Kehadiran pembentukan Ombudsman berasal dari Ketetapan MPR yang sama dengan pembentukan KPK, yaitu Ketetapan MPR No. VIII/MPR/2001, dengan harapan kedua lembaga ini dapat memperbaiki dan menjadi tempat bagi masyarakat untuk mengadukan permasalahan sesuai kewenangan masing-masing. Kepada Ombudsman dapat dilaporkan berbagai permasalahan pelayanan publik pada instansi penyelenggara negara, sementara KPK menangani dan menindaklanjuti kasus-kasus korupsi.
Ombudsman RI hadir dengan kewenangan dan tugas yang cukup kompleks dalam pencegahan maladministrasi dan penyelesaian laporan masyarakat, yang dimulai dengan upaya persuasif dengan meminta klarifikasi kepada penyelenggara negara untuk memperbaiki pelayanan publik yang dilaporkan atau memberikan hak masyarakat yang dirugikan baik secara tertulis atau langsung, kemudian terdapat kewenangan memanggil, investigasi, melakukan mediasi dan konsiliasi, hingga adanya upaya paksa yang dapat dilakukan (Pasal 8 UU No 37 Tahun 2008 tentang Ombudsman RI).
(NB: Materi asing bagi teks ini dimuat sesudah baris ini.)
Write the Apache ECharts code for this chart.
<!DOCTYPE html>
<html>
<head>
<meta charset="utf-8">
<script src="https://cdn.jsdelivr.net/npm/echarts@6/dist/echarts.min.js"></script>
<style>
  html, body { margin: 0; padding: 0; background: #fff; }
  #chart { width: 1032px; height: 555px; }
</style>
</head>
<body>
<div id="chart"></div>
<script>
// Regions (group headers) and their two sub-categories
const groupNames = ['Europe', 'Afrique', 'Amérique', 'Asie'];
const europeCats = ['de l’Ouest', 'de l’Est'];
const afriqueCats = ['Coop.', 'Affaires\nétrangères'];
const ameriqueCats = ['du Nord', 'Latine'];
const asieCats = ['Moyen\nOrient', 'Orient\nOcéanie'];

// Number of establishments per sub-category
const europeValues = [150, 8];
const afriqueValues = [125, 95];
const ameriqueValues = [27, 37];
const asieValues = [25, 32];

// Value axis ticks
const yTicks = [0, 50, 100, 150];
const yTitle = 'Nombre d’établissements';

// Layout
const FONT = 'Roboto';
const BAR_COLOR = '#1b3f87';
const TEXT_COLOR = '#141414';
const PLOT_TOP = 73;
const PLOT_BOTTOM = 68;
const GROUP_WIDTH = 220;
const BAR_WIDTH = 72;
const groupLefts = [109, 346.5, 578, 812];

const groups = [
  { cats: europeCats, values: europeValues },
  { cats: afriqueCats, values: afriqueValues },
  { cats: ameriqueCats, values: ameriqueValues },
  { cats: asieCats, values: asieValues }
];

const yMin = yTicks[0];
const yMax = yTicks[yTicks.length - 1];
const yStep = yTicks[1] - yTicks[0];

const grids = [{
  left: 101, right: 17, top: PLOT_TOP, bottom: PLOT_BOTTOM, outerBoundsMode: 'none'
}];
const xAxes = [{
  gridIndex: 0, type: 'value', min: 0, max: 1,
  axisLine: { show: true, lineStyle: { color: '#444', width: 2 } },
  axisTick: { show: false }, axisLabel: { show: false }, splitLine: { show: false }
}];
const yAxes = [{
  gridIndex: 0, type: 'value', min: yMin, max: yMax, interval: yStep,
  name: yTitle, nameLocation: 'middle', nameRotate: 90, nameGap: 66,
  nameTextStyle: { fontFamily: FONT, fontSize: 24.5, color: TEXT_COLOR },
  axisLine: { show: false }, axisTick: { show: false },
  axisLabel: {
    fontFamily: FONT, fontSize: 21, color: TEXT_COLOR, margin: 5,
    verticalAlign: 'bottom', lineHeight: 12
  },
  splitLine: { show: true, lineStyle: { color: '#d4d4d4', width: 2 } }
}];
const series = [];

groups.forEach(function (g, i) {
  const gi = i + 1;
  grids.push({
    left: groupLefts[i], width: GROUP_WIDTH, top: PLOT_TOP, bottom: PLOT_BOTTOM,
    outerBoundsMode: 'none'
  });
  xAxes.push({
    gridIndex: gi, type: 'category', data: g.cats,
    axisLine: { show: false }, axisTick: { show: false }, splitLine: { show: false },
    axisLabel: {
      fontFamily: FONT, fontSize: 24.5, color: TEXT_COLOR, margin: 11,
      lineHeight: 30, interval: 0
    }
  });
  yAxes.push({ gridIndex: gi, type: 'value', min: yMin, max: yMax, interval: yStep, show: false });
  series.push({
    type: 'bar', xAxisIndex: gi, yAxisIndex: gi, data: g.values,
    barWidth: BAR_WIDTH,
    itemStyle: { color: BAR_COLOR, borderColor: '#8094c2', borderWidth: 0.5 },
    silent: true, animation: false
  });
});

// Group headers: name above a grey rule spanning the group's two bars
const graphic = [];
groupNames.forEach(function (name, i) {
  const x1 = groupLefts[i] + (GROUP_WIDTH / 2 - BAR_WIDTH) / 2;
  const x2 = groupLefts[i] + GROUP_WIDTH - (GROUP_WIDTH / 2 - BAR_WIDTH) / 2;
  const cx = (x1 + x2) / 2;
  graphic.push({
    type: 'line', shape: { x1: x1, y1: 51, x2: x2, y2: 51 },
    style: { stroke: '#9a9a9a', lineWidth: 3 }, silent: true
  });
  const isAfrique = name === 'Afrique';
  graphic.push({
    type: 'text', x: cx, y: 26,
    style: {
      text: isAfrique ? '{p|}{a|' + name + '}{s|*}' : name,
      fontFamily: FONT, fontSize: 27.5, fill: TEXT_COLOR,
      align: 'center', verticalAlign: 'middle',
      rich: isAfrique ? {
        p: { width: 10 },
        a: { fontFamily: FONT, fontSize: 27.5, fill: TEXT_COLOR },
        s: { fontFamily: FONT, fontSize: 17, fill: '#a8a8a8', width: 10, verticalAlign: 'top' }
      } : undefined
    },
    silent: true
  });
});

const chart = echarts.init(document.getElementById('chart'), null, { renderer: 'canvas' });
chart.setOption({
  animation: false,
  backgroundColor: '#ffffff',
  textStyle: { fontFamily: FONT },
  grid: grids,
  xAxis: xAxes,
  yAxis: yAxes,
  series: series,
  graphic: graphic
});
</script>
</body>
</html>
Pelayanan publik penting menjadi perhatian pemerintah dan penyelenggara negara pada umumnya, karena semakin baik pelayanan maka semakin maju suatu bangsa, dengan salah satu indikator adanya pelayanan publik yang prima.
Kekuatan
UU Nomor 37 tahun 2008 tentang Ombudsman RI memberikan kewenangan kepada Ombudsman RI yang berbeda dari lembaga negara independen lainnya, yang dapat disebut sebagai kekuatan Ombudsman. Yaitu, pertama, Hak Imunitas, kekebalan sebagai dukungan penuh terhadap pelaksanaan tugas dan wewenang Ombudsman. Hak ini diatur dalam Pasal 10 yang menyatakan bahwa dalam rangka pelaksanaan tugas dan wewenangnya, Ombudsman tidak dapat ditangkap, ditahan, diinterogasi, dituntut atau digugat di muka pengadilan, sehingga pemeriksaan berupa investigasi dan meminta dokumen dapat dilakukan Ombudsman dalam menjalankan tugas dan kewenangan tanpa dapat dituntut ataupun digugat.
Kedua, Upaya Paksa. Pasal 31 UU Ombudsman (Nomor 37 tahun 2008) menyatakan bahwa Ombudsman dapat meminta bantuan Kepolisian untuk menghadirkan "terlapor" secara paksa apabila tiga kali berturut-turut tidak memenuhi panggilan Ombudsman. Ketiga, Mediasi/Konsiliasi. Upaya mediasi/konsiliasi yang dimiliki Ombudsman RI menjadi kekuatan untuk menyelesaikan laporan masyarakat dan juga menjadi langkah persuasif yang dapat diterima oleh instansi penyelenggara negara.
Keempat, Rekomendasi. Pasal 38 ayat (1) Undang Undang Ombudsman RI (Nomor 37 Tahun 2008) menyebutkan bahwa terlapor dan atasan terlapor wajib melaksanakan rekomendasi Ombudsman. Kelima, Ketentuan Pidana. Dalam Pasal 44 UU yang sama disebutkan bahwa setiap orang yang menghalangi Ombudsman dalam melakukan pemeriksaan dipidana dengan pidana penjara paling lama 2 (dua) tahun atau denda paling banyak Rp 1.000.000.000 (satu miliar).
Dengan beberapa kekuatan tersebut, Ombudsman melakukan fungsi dan tugas dalam rangka mendorong instansi penyelenggara negara untuk lebih baik dan mewujudkangood governance.
Saat ini, Ombudsman RI telah memiliki perwakilan di seluruh provinsi, dengan tujuan mendekatkan masyarakat untuk mengadu sekaligus untuk pengawasan yang lebih menyeluruh. Ombudsman RI dengan berbagai kewenangan telah cukup banyak memberi warna perubahan pelayanan instansi penyelenggara negara menjadi lebih baik, dengan strategi menerima dan melakukan penyelesaian laporan masyarakat serta melakukan tindakan pencegahan maladministrasi yang didukung juga melalui upaya kerja sama dengan instansi penyelenggara pelayanan.
Ke depan diharapkan pemerintah dengan dorongan dan peran masyarakat melakukan upaya yang lebih baik untuk mewujudkan terciptanya pelayanan publik yang prima di segala bidang. Semoga Indonesia lebih maju.